What 3 year old does stuff like this just to screw with people?
 
People who get freaked out by a mouse in the house. So much comedic value there.

Today my 3 year old, who I call ISIS, saw my wife and two older boys screaming bloody murder over a mouse two days ago. Little dude stands back, observing, and decides to ISIS use it.

Dead mouse in a trap this morning and I get 5 texts in about 2 seconds "dad" "dad" "dad" "dad" "help meeeeeeee".

Me: What

Son: Look at the picture there's a dead mouse [in a trap]. Help me get rid of it.

Me: Scoop the trap up with two pieces of cardboard from the garage and throw it out.
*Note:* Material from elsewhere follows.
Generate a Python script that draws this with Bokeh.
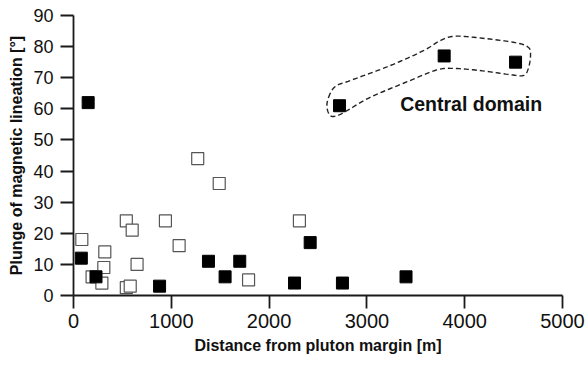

Have your brother help you with the doors and the lid.


And then this comes across:


Son: OK, mom's going to do it because *my 3 year old ISIS* says he's going to eat it (picture him saying this with an angry face and his demonic sounding voice tone).

Then they are still freaked out and the next text I get is that after my son reading the text aloud, ISIS says "okay, I'll do it".


What 3 year old does stuff like this just to screw with people?

Is his real name Damien?
 
Hmmm. I had to look up the origin of the name and from Greek it's nowhere close. So I'm going with Little John from Netflix' Salem. Such a great character BTW.

Did you never see The Omen?
 
When you have someone on ignore and they can't help but follow you around every chance they get to neg you. Gawd, I love knowing how I wreck their day and give don't give two ****s to read their worthless posts. Keep following me, puppy. You know who you are.
 
Being able to make my car honk via remote from across the parking lot, so i can find the darn thing.